Смекни!
smekni.com

Новые возможности общения достижения лингвистики, переводоведения и технологии преподавания язы (стр. 72 из 107)

В частности, Е.М. Верещагин и В.Г. Костомаров констатируют, что словесные репрезентации непоследовательно отражают невербальное поведение: часть их отражают форму кинемы – соматические (сел, скрестив руки/ноги), часть – смысл кинемы сенсуальные (сел с недовольным видом).

С одной стороны, соматические и сенсуальные речения близки друг другу двуплановостью своей семантики, но с другой - противоположны друг другу порядком следования обоих планов информации. При этом некоторые речения, будучи безусловно соотнесенными с мимикой и жестикуляцией человека, не позволяют даже отдаленно догадаться, какое именно движение выполняется: Алешка состроил шутовское лицо (Эртель); посмотрит– рублем подарит (Некрасов), всякий раз адресант явно рассчитывает на сообразительность адресата, который сам должен представить себе взгляд, «дарящий рублем», или лицо шута. А.В. Филиппов отмечает, что «поверхностное значение может не быть четко выражено, но должно подразумеваться. Тогда читатель может представлять его себе более или менее определенно, догадываясь о нем: «Кто-то издали подал музыке знак перестать играть» (Куприн. Поединок) [там же: 192].

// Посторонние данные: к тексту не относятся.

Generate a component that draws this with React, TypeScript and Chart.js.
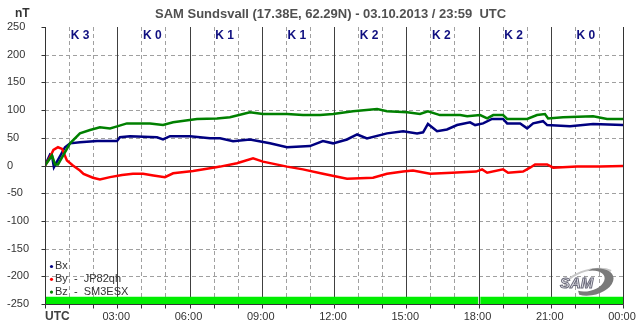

А.В. Филиппов указывает, что при переложении жестов словами наблюдается две плоскости лексического значения – поверхностное лексическое значение (обозначение моментов физического производства жеста) и глубинное значение (свойственное жесту как прямому знаку). Так, в предложении: «Ну, полно» - поморщился толстый» (Чехов. Толстый и тонкий) – поморщился обозначает 1) определенным образом сдвинул части лица и 2) выразил неудовольствие. Причем глубинное лексическое значение слов-передатчиков должно иметься всегда, оно обычно выражается теми же формальными средствами, теми же словами, что и поверхностное. Если это специализированные единицы, тогда глубинное значение эксплицитное: «Вы не знаете, зачем меня зовут?» Адъютант пожал плечами» (Куприн. Поединок), если неспециализированное (свободные СС или слова, служащие обычно прямыми знаками), тогда имплицитное: «Наполеон сел, потрагивая кофе в севрской чашке, и указал на стул подле себя Балашеву» (Толстой. Война и мир).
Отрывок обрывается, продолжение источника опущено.